Au fur et à mesure, on a commencé à organiser ces cryptoparties – je pourrai expliquer un petit peu après ce que c’était et comment ça s’est passé. Du coup, au fur et à mesure de travailler ces questions-là, on a rencontré des gens qui sont du milieu militant, des associations et on s’est rendu compte, on le savait déjà, que c’était politique et qu’il y avait des enjeux autour de la surveillance de masse et, plus largement, du capitalisme de surveillance. C’était même une porte d’entrée à ma politisation plus large : c’est après que j’ai développé d’autres sensibilités comme la question féministe, etc. C’était un peu à un moment de ma vie où tout ça commençait à se construire.

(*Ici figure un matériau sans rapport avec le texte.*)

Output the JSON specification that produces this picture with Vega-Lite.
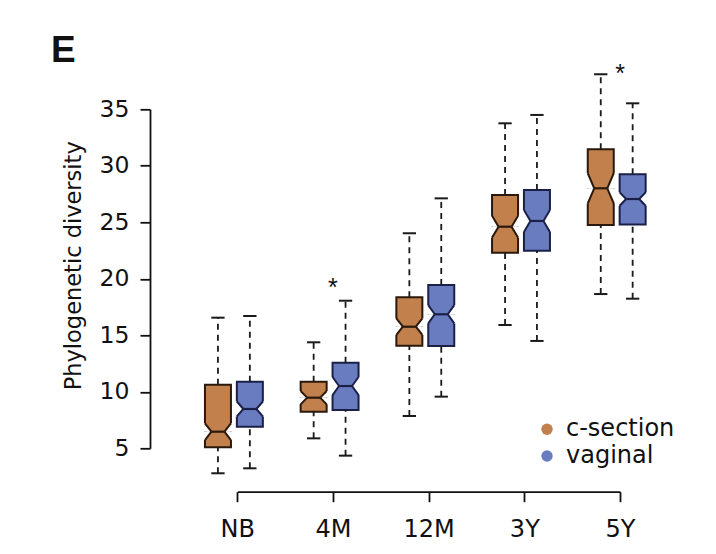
{
  "$schema": "https://vega.github.io/schema/vega-lite/v6.json",
  "width": 480,
  "height": 339,
  "autosize": {"type": "none"},
  "padding": {"left": 150, "top": 109.3, "right": 86, "bottom": 105.7},
  "background": "white",
  "title": {"text": "E", "anchor": "start", "frame": "group", "font": "Liberation Sans", "fontSize": 37, "fontWeight": "bold", "color": "#111111", "dx": -99, "dy": 8, "offset": 0},
  "config": {
    "view": {"stroke": null},
    "axis": {"domainColor": "#111111", "tickColor": "#111111", "domainWidth": 1.8, "tickWidth": 1.8, "labelColor": "#111111", "titleColor": "#111111", "grid": false}
  },
  "resolve": {"scale": {"x": "independent"}, "axis": {"x": "independent"}},
  "layer": [
    {
      "data": {"values": [
        {"age": "NB", "group": "c-section", "box": "NB c-section", "lower": 2.79, "q1": 5.09, "notch_lo": 5.73, "median": 6.47, "notch_hi": 7.21, "q3": 10.63, "upper": 16.56},
        {"age": "NB", "group": "vaginal", "box": "NB vaginal", "lower": 3.23, "q1": 6.91, "notch_lo": 7.82, "median": 8.48, "notch_hi": 9.14, "q3": 10.89, "upper": 16.71},
        {"age": "4M", "group": "c-section", "box": "4M c-section", "lower": 5.88, "q1": 8.24, "notch_lo": 8.89, "median": 9.48, "notch_hi": 10.07, "q3": 10.89, "upper": 14.38},
        {"age": "4M", "group": "vaginal", "box": "4M vaginal", "lower": 4.35, "q1": 8.39, "notch_lo": 9.71, "median": 10.51, "notch_hi": 11.31, "q3": 12.58, "upper": 18.06},
        {"age": "12M", "group": "c-section", "box": "12M c-section", "lower": 7.86, "q1": 14.08, "notch_lo": 15.03, "median": 15.76, "notch_hi": 16.49, "q3": 18.36, "upper": 24.03},
        {"age": "12M", "group": "vaginal", "box": "12M vaginal", "lower": 9.57, "q1": 14.05, "notch_lo": 16.05, "median": 16.86, "notch_hi": 17.67, "q3": 19.45, "upper": 27.12},
        {"age": "3Y", "group": "c-section", "box": "3Y c-section", "lower": 15.91, "q1": 22.31, "notch_lo": 23.65, "median": 24.61, "notch_hi": 25.57, "q3": 27.42, "upper": 33.76},
        {"age": "3Y", "group": "vaginal", "box": "3Y vaginal", "lower": 14.5, "q1": 22.49, "notch_lo": 24.15, "median": 25.12, "notch_hi": 26.09, "q3": 27.86, "upper": 34.5},
        {"age": "5Y", "group": "c-section", "box": "5Y c-section", "lower": 18.65, "q1": 24.76, "notch_lo": 26.68, "median": 28.01, "notch_hi": 29.34, "q3": 31.46, "upper": 38.1},
        {"age": "5Y", "group": "vaginal", "box": "5Y vaginal", "lower": 18.24, "q1": 24.81, "notch_lo": 26.47, "median": 27.06, "notch_hi": 27.65, "q3": 29.25, "upper": 35.53}
      ]},
      "encoding": {
        "x": {"field": "box", "type": "nominal", "axis": null,
          "scale": {"type": "point", "padding": 0, "range": [67.95, 482.65],
            "domain": ["NB c-section", "NB vaginal", "gap1", "4M c-section", "4M vaginal", "gap2", "12M c-section", "12M vaginal", "gap3", "3Y c-section", "3Y vaginal", "gap4", "5Y c-section", "5Y vaginal"]}}
      },
      "layer": [
        {
          "mark": {"type": "rect", "xOffset": -13, "x2Offset": 13, "strokeWidth": 2},
          "encoding": {
            "x2": {"field": "box"},
            "y": {"field": "q1", "type": "quantitative",
              "scale": {"domain": [5, 35], "nice": false, "zero": false},
              "axis": {"values": [5, 10, 15, 20, 25, 30, 35], "tickSize": 10, "labelFont": "DejaVu Sans", "labelFontSize": 23.5, "labelPadding": 11, "title": "Phylogenetic diversity", "titleFont": "DejaVu Sans", "titleFontSize": 22.5, "titleFontWeight": "normal", "titlePadding": 14, "titleY": 156}},
            "y2": {"field": "q3"},
            "fill": {"field": "group", "type": "nominal",
              "scale": {"domain": ["c-section", "vaginal"], "range": ["#C2804C", "#6A7CC0"]},
              "legend": {"orient": "none", "legendX": 385, "legendY": 308, "title": null, "symbolType": "circle", "symbolSize": 130, "symbolStrokeWidth": 0, "labelFont": "DejaVu Sans", "labelFontSize": 24, "labelColor": "#111111", "labelOffset": 7, "rowPadding": 2.7}},
            "stroke": {"field": "group", "type": "nominal", "scale": {"domain": ["c-section", "vaginal"], "range": ["#2A190C", "#1A2048"]}, "legend": null}
          }
        },
        {
          "mark": {"type": "rect", "xOffset": -15, "x2Offset": -6.5,
            "fill": {"gradient": "linear", "x1": 0, "y1": 0, "x2": 1.262, "y2": 0.965,
              "stops": [{"offset": 0, "color": "#ffffff"}, {"offset": 0.5, "color": "#ffffff"}, {"offset": 0.5, "color": "rgba(255,255,255,0)"}, {"offset": 1, "color": "rgba(255,255,255,0)"}]}},
          "encoding": {"x2": {"field": "box"}, "y": {"field": "notch_lo", "type": "quantitative"}, "y2": {"field": "median"}}
        },
        {
          "mark": {"type": "rect", "xOffset": -15, "x2Offset": -6.5,
            "fill": {"gradient": "linear", "x1": 0, "y1": 1, "x2": 1.262, "y2": 0.035,
              "stops": [{"offset": 0, "color": "#ffffff"}, {"offset": 0.5, "color": "#ffffff"}, {"offset": 0.5, "color": "rgba(255,255,255,0)"}, {"offset": 1, "color": "rgba(255,255,255,0)"}]}},
          "encoding": {"x2": {"field": "box"}, "y": {"field": "median", "type": "quantitative"}, "y2": {"field": "notch_hi"}}
        },
        {
          "mark": {"type": "rect", "xOffset": 6.5, "x2Offset": 15,
            "fill": {"gradient": "linear", "x1": 1, "y1": 0, "x2": -0.262, "y2": 0.965,
              "stops": [{"offset": 0, "color": "#ffffff"}, {"offset": 0.5, "color": "#ffffff"}, {"offset": 0.5, "color": "rgba(255,255,255,0)"}, {"offset": 1, "color": "rgba(255,255,255,0)"}]}},
          "encoding": {"x2": {"field": "box"}, "y": {"field": "notch_lo", "type": "quantitative"}, "y2": {"field": "median"}}
        },
        {
          "mark": {"type": "rect", "xOffset": 6.5, "x2Offset": 15,
            "fill": {"gradient": "linear", "x1": 1, "y1": 1, "x2": -0.262, "y2": 0.035,
              "stops": [{"offset": 0, "color": "#ffffff"}, {"offset": 0.5, "color": "#ffffff"}, {"offset": 0.5, "color": "rgba(255,255,255,0)"}, {"offset": 1, "color": "rgba(255,255,255,0)"}]}},
          "encoding": {"x2": {"field": "box"}, "y": {"field": "median", "type": "quantitative"}, "y2": {"field": "notch_hi"}}
        },
        {
          "transform": [{"fold": ["notch_lo", "notch_hi"], "as": ["stat", "value"]}],
          "mark": {"type": "rule", "xOffset": -13, "x2Offset": -6.5, "strokeWidth": 2},
          "encoding": {"x2": {"field": "box"}, "y": {"field": "value", "type": "quantitative"}, "y2": {"field": "median"},
            "stroke": {"field": "group", "type": "nominal", "legend": null}}
        },
        {
          "transform": [{"fold": ["notch_lo", "notch_hi"], "as": ["stat", "value"]}],
          "mark": {"type": "rule", "xOffset": 13, "x2Offset": 6.5, "strokeWidth": 2},
          "encoding": {"x2": {"field": "box"}, "y": {"field": "value", "type": "quantitative"}, "y2": {"field": "median"},
            "stroke": {"field": "group", "type": "nominal", "legend": null}}
        },
        {
          "mark": {"type": "rule", "xOffset": -6.5, "x2Offset": 6.5, "strokeWidth": 2.2},
          "encoding": {"x2": {"field": "box"}, "y": {"field": "median", "type": "quantitative"},
            "stroke": {"field": "group", "type": "nominal", "legend": null}}
        },
        {
          "mark": {"type": "rule", "strokeWidth": 1.8, "strokeDash": [6, 5], "color": "#1a1a1a"},
          "encoding": {"y": {"field": "lower", "type": "quantitative"}, "y2": {"field": "q1"}}
        },
        {
          "mark": {"type": "rule", "strokeWidth": 1.8, "strokeDash": [6, 5], "color": "#1a1a1a"},
          "encoding": {"y": {"field": "q3", "type": "quantitative"}, "y2": {"field": "upper"}}
        },
        {
          "transform": [{"fold": ["lower", "upper"], "as": ["stat", "value"]}],
          "mark": {"type": "rule", "xOffset": -6.65, "x2Offset": 6.65, "strokeWidth": 2, "color": "#1a1a1a"},
          "encoding": {"x2": {"field": "box"}, "y": {"field": "value", "type": "quantitative"}}
        }
      ]
    },
    {
      "data": {"values": [
        {"age": "4M", "value": 19.74, "label": "*"},
        {"age": "5Y", "value": 38.63, "label": "*"}
      ]},
      "mark": {"type": "text", "font": "Liberation Sans", "fontSize": 25, "baseline": "alphabetic", "dy": 14, "dx": 0, "color": "#111111"},
      "encoding": {
        "x": {"field": "age", "type": "nominal", "sort": null,
          "scale": {"type": "point", "padding": 0, "range": [87.3, 470], "domain": ["NB", "4M", "12M", "3Y", "5Y"]},
          "axis": {"orient": "bottom", "offset": 43.4, "tickSize": 10, "labelFont": "DejaVu Sans", "labelFontSize": 24, "labelPadding": 16, "labelAngle": 0, "title": null}},
        "y": {"field": "value", "type": "quantitative"},
        "text": {"field": "label"}
      }
    }
  ]
}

Julie Brillet : Merci pour cette réponse. Est-ce que tu peux raconter ta première cryptopartie ?

Chloé Lailic : Oui, je peux ! C’était il y a longtemps, je n’ai pas noté la date, je n’ai pas préparé ça. Je crois que c’était en 2014/2015, quelque chose comme ça, c’était quelques années après que je sois arrivée à l’INSA de Rennes.

On s’est dit qu’on allait faire venir un conférencier. On avait aussi animé des ateliers, c’est le côté plus intéressant. J’avais animé un atelier autour des cookies, comment on fait pour repérer les mouchards sur son ordinateur et comment on les neutralise. Ça fait presque dix ans, mais on est encore là-dessus, je pense qu’à plein d’endroits on forme encore sur ces choses, on avertit sur ces questions-là. J’avais fait un atelier sur ça.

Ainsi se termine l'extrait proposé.